Gemalto Will Investigate Alleged SIM Card Hack

Spies from the NSA and British GCHQ are alleged to have infiltrated the firm Gemalto to steal technology needed to decrypt mobile phone communications.
Spies from the NSA and British GCHQ are alleged to have infiltrated the firm Gemalto to steal technology needed to decrypt mobile phone communications.

In-brief: Gemalto said in a statement Friday that it will investigate reports that the company was the victim of a sophisticated campaign of espionage by the U.S. National Security Agency and Britain’s GCHQ. 

The French-Dutch security firm Gemalto said in a statement on Friday that it would investigate reports that intelligence agencies in the U.S. and UK infiltrated the company and gained access to encryption codes that would permit surveillance of mobile phone communications.

The firm was responding to a report in the online publication The Intercept that exposed the program, by the U.S. National Security Agency (NSA) and British Government Communications Headquarters (GCHQ). The report cited documents leaked by Edward Snowden, a former NSA contractor.

The Intercept on Thursday reported that in 2010 and 2011, a joint unit composed of operatives from the British GCHQ and the NSA conducted covert operations against Gemalto employees and the company’s network. The government hackers were after SIM card encryption keys engraved in Gemalto  SIM cards.
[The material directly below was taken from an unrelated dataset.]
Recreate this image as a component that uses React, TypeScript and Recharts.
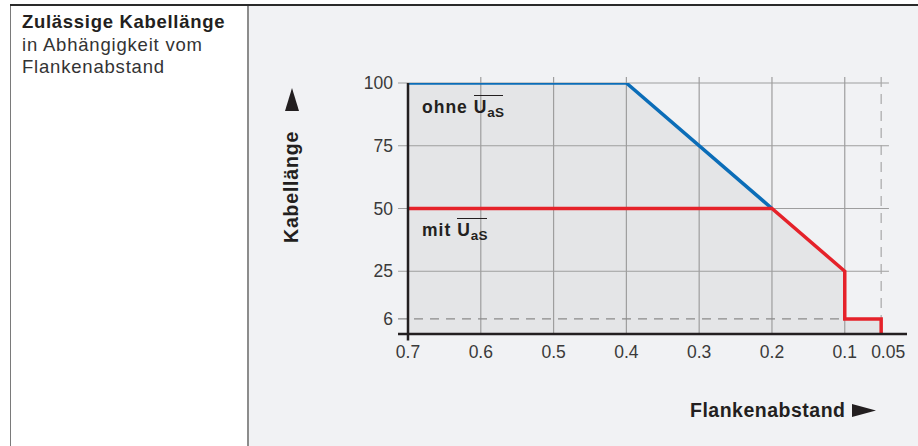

The spy agencies “mined the private communications of unwitting engineers and other company employees in multiple countries,” The Intercept reported.

In a statement to The Intercept, Gemalto Executive Vice President Paul Beverly said he was “disturbed (and) quite concerned that this has happened…The most important thing for me is to understand exactly how this was done, so we can take every measure to ensure that it doesn’t happen again, and also to make sure that there’s no impact on the telecom operators that we have served in a very trusted manner for many years.”

In its statement Friday, Gemalto said it the company believes that Gemalto per se wasn’t the target. “It was an attempt to try and cast the widest net possible to reach as many mobile phones as possible, with the aim to monitor mobile communications without mobile network operators and users consent,” the company said.

The company said it could not verify the conclusions of The Intercept report and “had no prior knowledge that these agencies were conducting this operation.”

However, the company said it would investigate. “We take this publication very seriously and will devote all resources necessary to fully investigate and understand the scope of such sophisticated techniques.,” Gemalto said.